Der Most mußte bei 5-15 Grad eine ruhige Gärung von 2 bis 3 Wochen durchlaufen. Doch schon in dieser Zeit probierte der Bauer manchmal den Brausewein oder Federweißen, um die Qualität festzustellen. Im Februar und März fand das Abziehen des fertigen Weines auf Lagerfässer statt.
Hierzu mußten die Büttner gute Vorarbeit leisten; denn brüchige Dauben riefen einen widrigen Faßgeschmack hervor. Ausgeschwefelte und dichte Fässer waren die Voraussetzung für einen guten Wein.

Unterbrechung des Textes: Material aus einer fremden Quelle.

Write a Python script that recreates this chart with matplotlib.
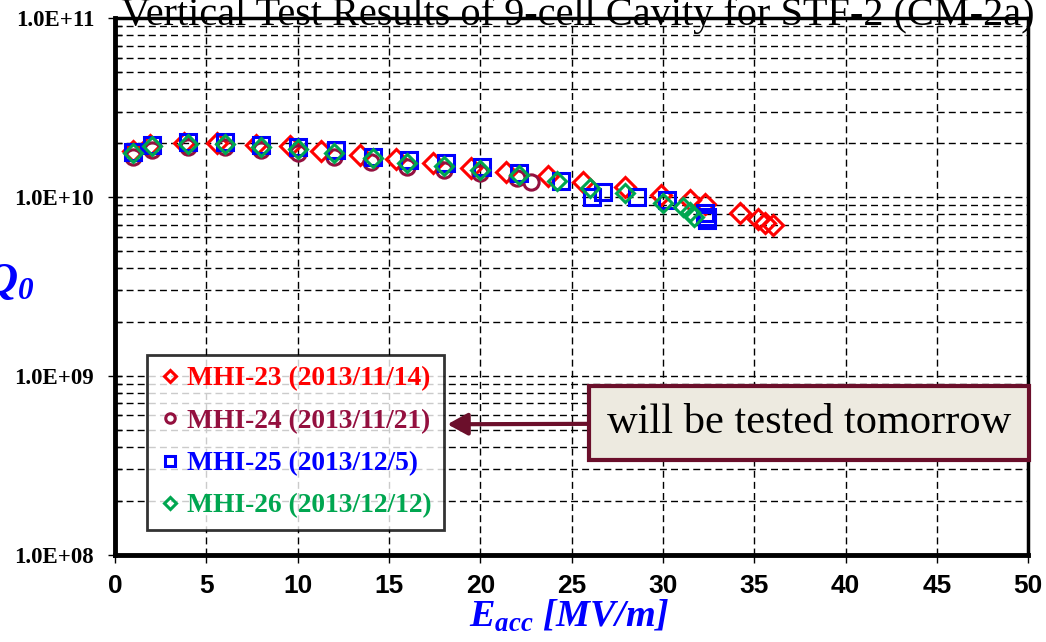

Ähnlich wie der Anbau und Tabak, Raps, Hanf und Flachs ist auch der Weinbau im Bergwinkel vor etwa 100 Jahren völlig eingestellt worden. Doch nicht nur Rebstöcke an geschützten Hauswänden erinnern an den Oberländer Wein, auch einige Flurnamen rufen ihn ins Gedächtnis zurück. Zwar sind heute die Berghänge steinig und kahl, mit Kalktrockenrasen bestanden und wild mit Buschwerk bewachsen, aber sie tragen noch stolz den alten Namen Weinberg (Steinau, Elm) oder Fronweinberg (am Brandenstein) und Lesesteinrücken, wie sie heute noch am Herolzer Giebel zwischen Kiefern, Ahornen und Erlen zu finden sind, verraten etwas von der mühsamen Arbeit der früheren Weinbauern.